Two distinct bodies were subsequently formed to represent employees, the London Society of Scale Beam and Weighing Machine Makers, and the London Journeymen Scalemakers Trade Protection and Benefit Society.
Both were completely separate from the London Association of Scale and Weighing Machine Manufacturers, who represented the owners of the firms engaged in the trade.
It appears from press reports of August 1890 that Mr Toombs, a scale union member, had ‘scabbed’ during a strike of gas workers in the South Metropolitan dispute, and as a result had been expelled from the union. He returned to work at Messrs Doyle and Sons of Borough, where his fellow scalemakers had demanded his dismissal, which Mr.
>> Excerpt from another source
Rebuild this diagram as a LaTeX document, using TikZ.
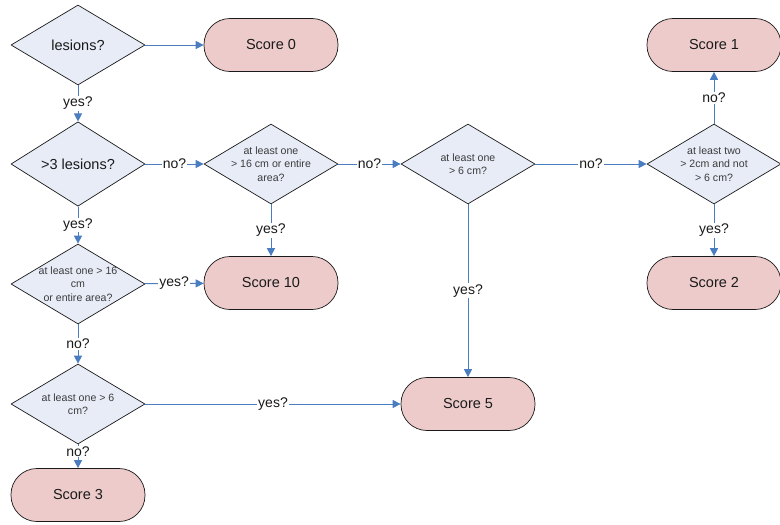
\documentclass[tikz,border=0pt]{standalone}
\usepackage{fontspec}
\setmainfont{Liberation Sans}
\usetikzlibrary{arrows.meta,shapes.geometric}
\definecolor{ink}{HTML}{1A1A1A}
\definecolor{decfill}{HTML}{E7ECF7}
\definecolor{scorefill}{HTML}{EECBCB}
\definecolor{flowcol}{HTML}{4A7CC0}

\begin{document}
\begin{tikzpicture}[x=1pt, y=-1pt, line join=round,
  dia/.style={diamond, draw=ink, fill=decfill, line width=0.7pt,
              minimum width=134pt, minimum height=80pt, inner sep=0pt,
              font=\fontsize{14.5}{17}\selectfont, text=ink},
  dtxt/.style={font=\fontsize{10.6}{13.5}\selectfont, align=center, text=ink!85},
  pill/.style={draw=ink, fill=scorefill, rounded corners=26pt, line width=0.7pt,
               minimum width=134pt, minimum height=53pt,
               font=\fontsize{14.5}{17}\selectfont, text=ink},
  flow/.style={-{Triangle[length=8pt,width=8pt]}, flowcol, line width=0.9pt},
  lab/.style={fill=white, inner sep=1pt, font=\fontsize{14}{16}\selectfont, text=ink}]
\useasboundingbox (0,0) rectangle (780,525);

% ==================================================== decisions
\node[dia] (les) at (78,45) {lesions?};
\node[dia] (many) at (78,164) {>3 lesions?};
\node[dia, label={[dtxt]center:at least one\\> 16 cm or entire\\area?}] (bigm) at (271,164) {};
\node[dia, label={[dtxt]center:at least one\\> 6 cm?}] (sixm) at (468,164) {};
\node[dia, label={[dtxt]center:at least two\\> 2cm and not\\> 6 cm?}] (two) at (714,164) {};
\node[dia, label={[dtxt]center:at least one > 16\\cm\\or entire area?}] (bigf) at (78,284) {};
\node[dia, label={[dtxt]center:at least one > 6\\cm?}] (sixf) at (78,404) {};

% ==================================================== scores
\node[pill] (s0) at (271,45) {Score 0};
\node[pill] (s1) at (714,45) {Score 1};
\node[pill] (s2) at (714,283) {Score 2};
\node[pill] (s10) at (271,283) {Score 10};
\node[pill] (s5) at (468,404) {Score 5};
\node[pill] (s3) at (78,495) {Score 3};

% ==================================================== flow
\draw[flow] (les) -- (s0);
\draw[flow] (les) -- node[lab] {yes?} (many);
\draw[flow] (many) -- node[lab] {no?} (bigm);
\draw[flow] (bigm) -- node[lab] {no?} (sixm);
\draw[flow] (sixm) -- node[lab] {no?} (two);
\draw[flow] (two) -- node[lab] {no?} (s1);
\draw[flow] (two) -- node[lab] {yes?} (s2);
\draw[flow] (bigm) -- node[lab] {yes?} (s10);
\draw[flow] (sixm) -- node[lab] {yes?} (s5);
\draw[flow] (many) -- node[lab] {yes?} (bigf);
\draw[flow] (bigf) -- node[lab] {yes?} (s10);
\draw[flow] (bigf) -- node[lab] {no?} (sixf);
\draw[flow] (sixf) -- node[lab] {yes?} (s5);
\draw[flow] (sixf) -- node[lab, pos=0.3] {no?} (s3);

\end{tikzpicture}
\end{document}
Doyle had refused.
Doyle’s men had given a week's notice to strike, as a consequence of which ‘the masters, who had formed an association, decided on a general lock-out of union men’, which came into effect on Saturday 23rd August.
‘The men were resolved to fight the battle out to the bitter end’ said the report, as ‘the masters had thought by the lock-out to crush their society before they had thoroughly strengthened their position’. It said ‘their society was a young one, they meant to have it recognised and to be treated as trade unionists’.
It was said ‘the whole trade in London musters about 150 men, and of these 135 belong to the union’. Mr Nicholls, the chairman of the lock-out committee expressed ‘himself confident of the speedy victory of the men, as the present is the busy season’, continuing ‘the Act of 1889 has given a great impetus to the trade’.
The strike lasted over three weeks, and ended in compromise. All the locked-out men were re-instated, the ‘masters representatives agreed to use their influence to induce the smaller employers to pay the union rate’, a wage of 36sh for a 54 hour week, and the men pledged ‘to work amicably with the non-union men who had been at work during the lock-out’.
What happened to ‘the blackleg Toombs’ is not recorded.